**MATERIAL SUPPLIED:**
.....

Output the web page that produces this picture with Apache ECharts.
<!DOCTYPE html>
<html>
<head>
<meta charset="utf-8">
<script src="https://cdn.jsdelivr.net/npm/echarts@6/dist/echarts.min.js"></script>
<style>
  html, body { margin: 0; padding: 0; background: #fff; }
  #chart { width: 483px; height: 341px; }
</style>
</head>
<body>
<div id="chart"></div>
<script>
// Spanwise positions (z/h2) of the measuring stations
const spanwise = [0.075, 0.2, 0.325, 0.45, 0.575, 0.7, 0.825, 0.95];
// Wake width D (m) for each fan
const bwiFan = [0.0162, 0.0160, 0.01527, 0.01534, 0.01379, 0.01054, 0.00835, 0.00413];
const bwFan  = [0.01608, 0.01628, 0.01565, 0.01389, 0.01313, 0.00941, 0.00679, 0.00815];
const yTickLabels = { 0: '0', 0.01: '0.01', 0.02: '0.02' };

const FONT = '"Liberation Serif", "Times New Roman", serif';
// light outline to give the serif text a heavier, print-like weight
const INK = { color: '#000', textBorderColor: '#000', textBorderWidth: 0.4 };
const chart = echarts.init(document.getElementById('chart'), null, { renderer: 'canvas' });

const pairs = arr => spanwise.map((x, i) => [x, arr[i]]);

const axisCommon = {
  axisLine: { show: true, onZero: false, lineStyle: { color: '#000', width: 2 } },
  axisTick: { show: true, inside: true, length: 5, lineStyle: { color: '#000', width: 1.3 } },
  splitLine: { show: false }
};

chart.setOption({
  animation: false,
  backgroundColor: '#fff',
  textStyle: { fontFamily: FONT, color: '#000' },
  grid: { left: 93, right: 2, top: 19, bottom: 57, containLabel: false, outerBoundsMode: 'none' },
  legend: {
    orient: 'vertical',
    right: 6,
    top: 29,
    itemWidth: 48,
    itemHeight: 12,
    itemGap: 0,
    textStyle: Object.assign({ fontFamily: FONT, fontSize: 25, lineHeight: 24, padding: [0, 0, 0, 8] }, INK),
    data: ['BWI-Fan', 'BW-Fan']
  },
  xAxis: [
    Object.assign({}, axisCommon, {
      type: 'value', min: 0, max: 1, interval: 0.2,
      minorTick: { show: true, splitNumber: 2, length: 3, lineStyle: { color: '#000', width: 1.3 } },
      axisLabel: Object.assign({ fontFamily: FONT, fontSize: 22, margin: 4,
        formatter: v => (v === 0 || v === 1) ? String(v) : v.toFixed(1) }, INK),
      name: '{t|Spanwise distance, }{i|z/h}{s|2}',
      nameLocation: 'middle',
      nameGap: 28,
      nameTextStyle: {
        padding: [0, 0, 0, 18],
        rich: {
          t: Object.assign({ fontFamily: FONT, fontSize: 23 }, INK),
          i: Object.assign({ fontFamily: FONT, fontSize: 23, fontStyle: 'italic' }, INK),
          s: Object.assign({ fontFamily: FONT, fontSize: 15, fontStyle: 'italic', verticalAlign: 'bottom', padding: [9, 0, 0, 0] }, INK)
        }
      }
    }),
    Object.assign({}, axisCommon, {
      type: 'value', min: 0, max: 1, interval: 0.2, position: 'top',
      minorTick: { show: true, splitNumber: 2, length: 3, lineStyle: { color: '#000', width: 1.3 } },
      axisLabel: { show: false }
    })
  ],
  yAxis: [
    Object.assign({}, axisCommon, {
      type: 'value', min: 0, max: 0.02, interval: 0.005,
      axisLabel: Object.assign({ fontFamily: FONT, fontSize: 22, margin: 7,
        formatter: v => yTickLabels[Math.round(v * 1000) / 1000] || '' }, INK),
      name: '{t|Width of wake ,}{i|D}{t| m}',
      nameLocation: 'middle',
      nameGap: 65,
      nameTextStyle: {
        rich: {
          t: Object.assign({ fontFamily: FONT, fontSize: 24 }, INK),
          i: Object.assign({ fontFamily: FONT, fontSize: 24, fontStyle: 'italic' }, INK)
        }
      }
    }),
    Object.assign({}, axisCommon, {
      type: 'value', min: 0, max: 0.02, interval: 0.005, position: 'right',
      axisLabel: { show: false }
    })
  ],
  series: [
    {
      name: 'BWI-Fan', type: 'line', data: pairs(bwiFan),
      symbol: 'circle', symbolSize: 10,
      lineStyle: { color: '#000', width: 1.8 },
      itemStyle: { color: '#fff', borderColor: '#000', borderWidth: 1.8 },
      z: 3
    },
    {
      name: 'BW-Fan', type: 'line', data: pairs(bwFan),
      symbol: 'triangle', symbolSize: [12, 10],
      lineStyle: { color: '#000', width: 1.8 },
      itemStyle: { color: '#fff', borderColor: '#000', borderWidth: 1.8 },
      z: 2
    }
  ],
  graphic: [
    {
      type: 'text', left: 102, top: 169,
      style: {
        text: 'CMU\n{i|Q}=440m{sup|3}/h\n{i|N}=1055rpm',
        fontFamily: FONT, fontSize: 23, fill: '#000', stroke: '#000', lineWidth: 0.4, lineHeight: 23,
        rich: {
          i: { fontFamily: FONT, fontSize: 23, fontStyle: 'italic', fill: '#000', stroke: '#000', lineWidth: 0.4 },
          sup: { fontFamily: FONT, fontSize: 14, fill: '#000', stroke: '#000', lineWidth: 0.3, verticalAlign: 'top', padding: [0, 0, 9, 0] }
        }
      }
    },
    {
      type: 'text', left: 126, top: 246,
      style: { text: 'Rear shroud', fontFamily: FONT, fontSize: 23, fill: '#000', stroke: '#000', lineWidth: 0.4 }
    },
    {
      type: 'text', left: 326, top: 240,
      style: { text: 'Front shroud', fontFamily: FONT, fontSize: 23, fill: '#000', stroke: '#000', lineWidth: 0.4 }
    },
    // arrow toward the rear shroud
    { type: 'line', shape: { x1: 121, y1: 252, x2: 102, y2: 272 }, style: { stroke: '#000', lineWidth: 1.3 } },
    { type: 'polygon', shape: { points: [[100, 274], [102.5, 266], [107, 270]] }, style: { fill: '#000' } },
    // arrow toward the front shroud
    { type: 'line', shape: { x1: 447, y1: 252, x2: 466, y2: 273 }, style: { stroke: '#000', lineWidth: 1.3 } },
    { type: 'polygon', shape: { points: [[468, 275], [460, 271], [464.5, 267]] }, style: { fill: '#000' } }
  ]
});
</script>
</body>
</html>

.....

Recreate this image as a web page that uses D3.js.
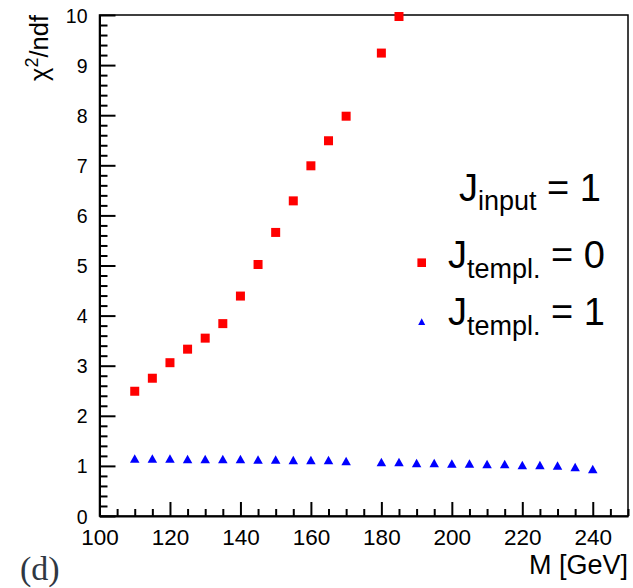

.....

**EXERCISE:**
Copy, from the material above, each line in which the string "this" occurs.

**ANSWER BELOW:**
Output the web page that produces this picture with Apache ECharts.
Recreate this image as a web page that uses D3.js.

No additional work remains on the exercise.